What you will do:
In this exercise, print only the lines of the records below from the one with "Convert this chart" through the one with "import numpy as np", inclusive. Pictures are not part of the copy.

Records shown:
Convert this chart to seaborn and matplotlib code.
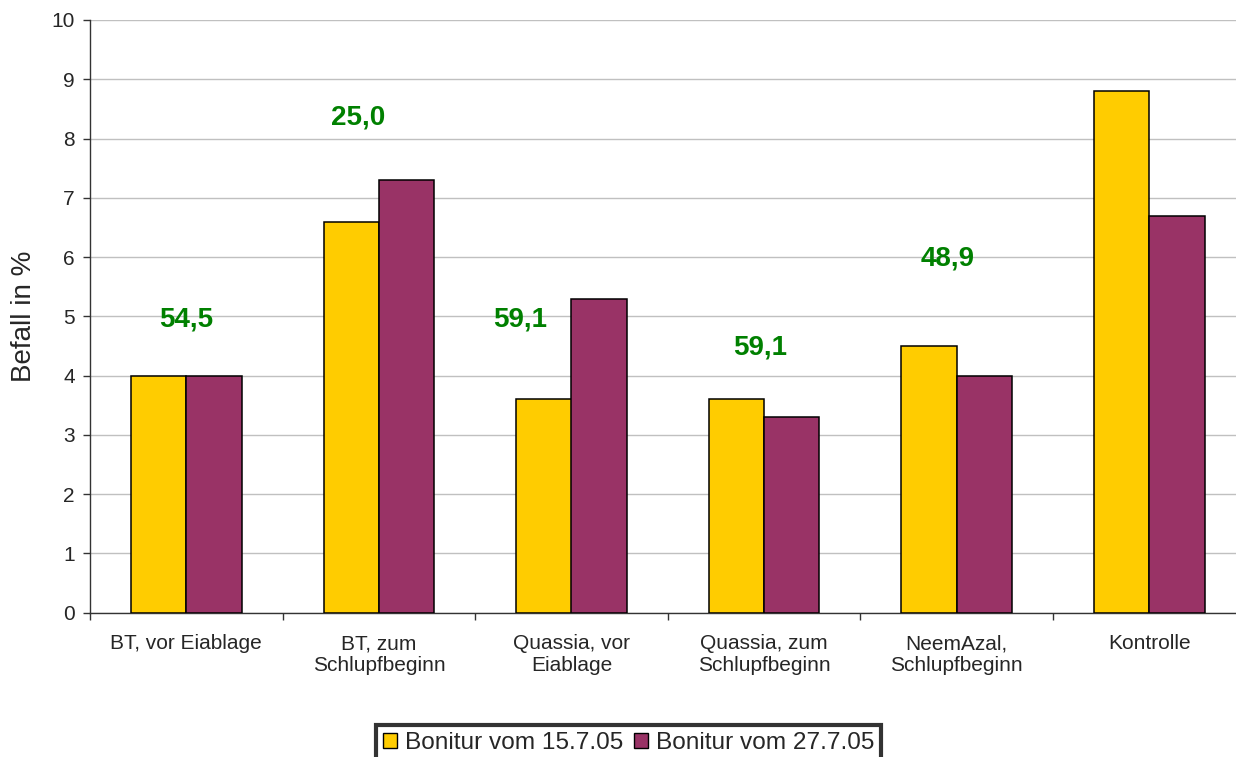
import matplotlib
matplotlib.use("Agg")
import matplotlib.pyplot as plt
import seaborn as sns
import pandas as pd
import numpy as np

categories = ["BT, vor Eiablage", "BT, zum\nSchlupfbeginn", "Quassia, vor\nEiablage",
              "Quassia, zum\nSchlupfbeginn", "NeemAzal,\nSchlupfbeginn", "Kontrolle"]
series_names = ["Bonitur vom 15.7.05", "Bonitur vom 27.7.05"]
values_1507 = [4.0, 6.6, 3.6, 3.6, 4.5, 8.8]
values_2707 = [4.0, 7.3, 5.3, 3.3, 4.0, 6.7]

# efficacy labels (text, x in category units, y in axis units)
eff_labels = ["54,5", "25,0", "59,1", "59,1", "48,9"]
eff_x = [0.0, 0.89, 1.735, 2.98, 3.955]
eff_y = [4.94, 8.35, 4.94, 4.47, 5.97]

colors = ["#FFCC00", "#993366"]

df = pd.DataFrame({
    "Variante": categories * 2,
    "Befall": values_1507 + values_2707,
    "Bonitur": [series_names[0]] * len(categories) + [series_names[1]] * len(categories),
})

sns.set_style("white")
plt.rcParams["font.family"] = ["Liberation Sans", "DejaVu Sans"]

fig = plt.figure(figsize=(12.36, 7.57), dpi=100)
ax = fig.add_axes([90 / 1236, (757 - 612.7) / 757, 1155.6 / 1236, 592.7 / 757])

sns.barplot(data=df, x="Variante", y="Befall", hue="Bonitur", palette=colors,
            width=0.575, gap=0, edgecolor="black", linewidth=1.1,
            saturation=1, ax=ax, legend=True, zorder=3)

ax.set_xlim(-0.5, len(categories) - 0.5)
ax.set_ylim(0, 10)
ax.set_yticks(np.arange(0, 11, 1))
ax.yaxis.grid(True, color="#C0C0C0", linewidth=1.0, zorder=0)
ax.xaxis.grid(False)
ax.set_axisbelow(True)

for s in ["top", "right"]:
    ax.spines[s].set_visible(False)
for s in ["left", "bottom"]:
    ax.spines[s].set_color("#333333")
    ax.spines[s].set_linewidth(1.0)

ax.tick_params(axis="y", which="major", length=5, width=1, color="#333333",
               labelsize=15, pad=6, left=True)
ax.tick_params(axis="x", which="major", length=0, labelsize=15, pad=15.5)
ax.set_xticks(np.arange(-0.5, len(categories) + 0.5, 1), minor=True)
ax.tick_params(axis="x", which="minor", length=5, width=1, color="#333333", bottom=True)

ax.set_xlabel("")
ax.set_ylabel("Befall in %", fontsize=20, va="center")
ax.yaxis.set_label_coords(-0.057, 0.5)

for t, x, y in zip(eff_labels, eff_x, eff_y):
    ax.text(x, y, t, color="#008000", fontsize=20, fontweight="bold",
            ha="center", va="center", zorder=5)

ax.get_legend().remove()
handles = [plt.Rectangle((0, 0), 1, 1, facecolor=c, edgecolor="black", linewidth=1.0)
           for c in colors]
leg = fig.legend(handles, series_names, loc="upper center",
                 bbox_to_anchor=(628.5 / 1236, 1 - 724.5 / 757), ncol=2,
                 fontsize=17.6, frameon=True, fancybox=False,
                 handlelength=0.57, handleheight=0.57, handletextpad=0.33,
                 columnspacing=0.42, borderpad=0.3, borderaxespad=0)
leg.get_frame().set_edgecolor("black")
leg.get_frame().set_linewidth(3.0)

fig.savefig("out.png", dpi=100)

* * *

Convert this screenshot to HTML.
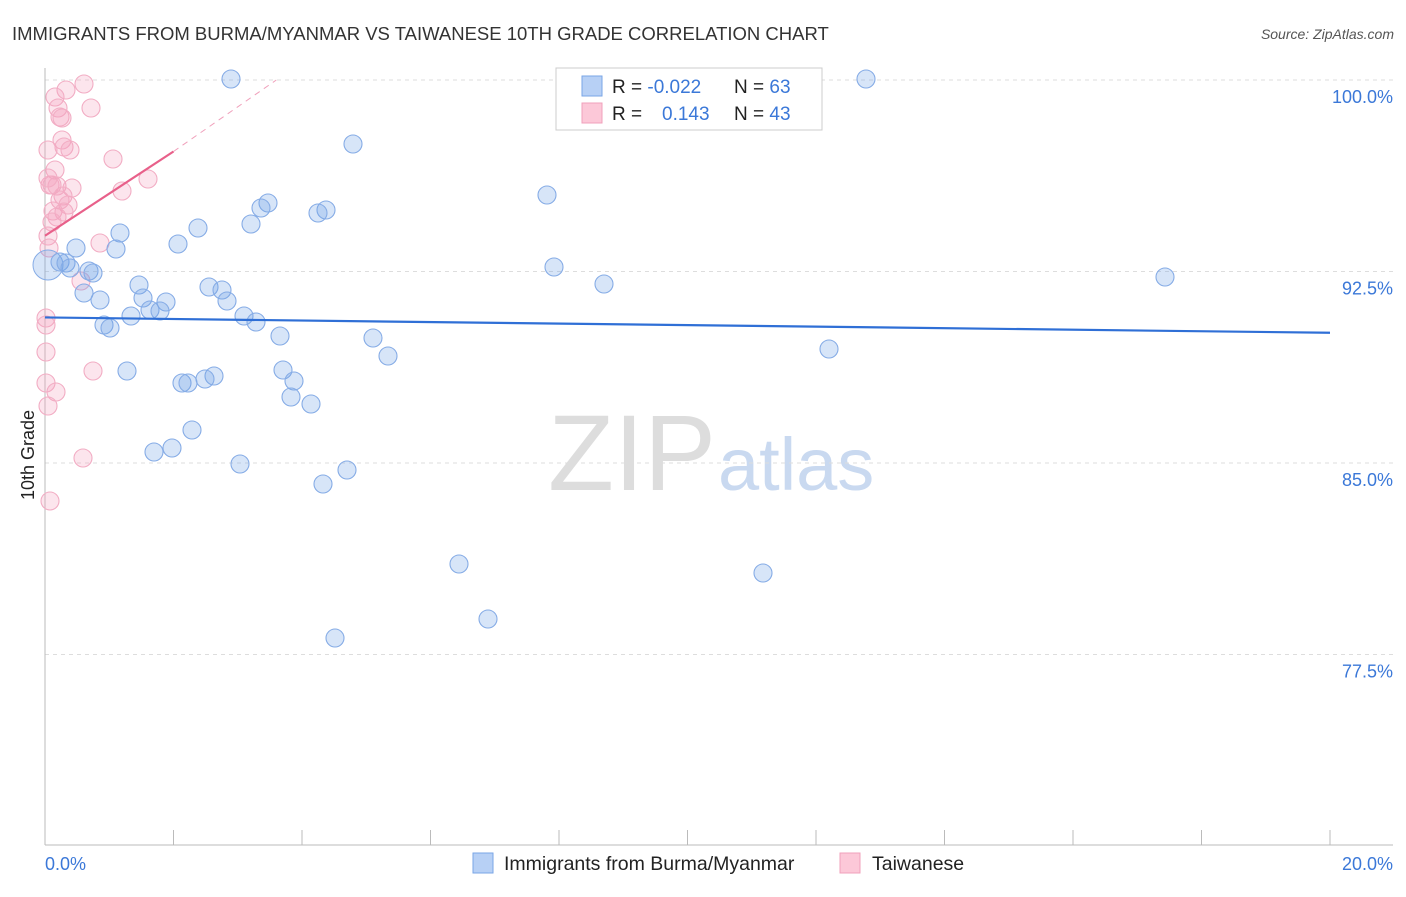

Correct result:
Convert this chart to seaborn and matplotlib code.
import matplotlib
matplotlib.use("Agg")
import matplotlib.pyplot as plt
import seaborn as sns
import pandas as pd
import numpy as np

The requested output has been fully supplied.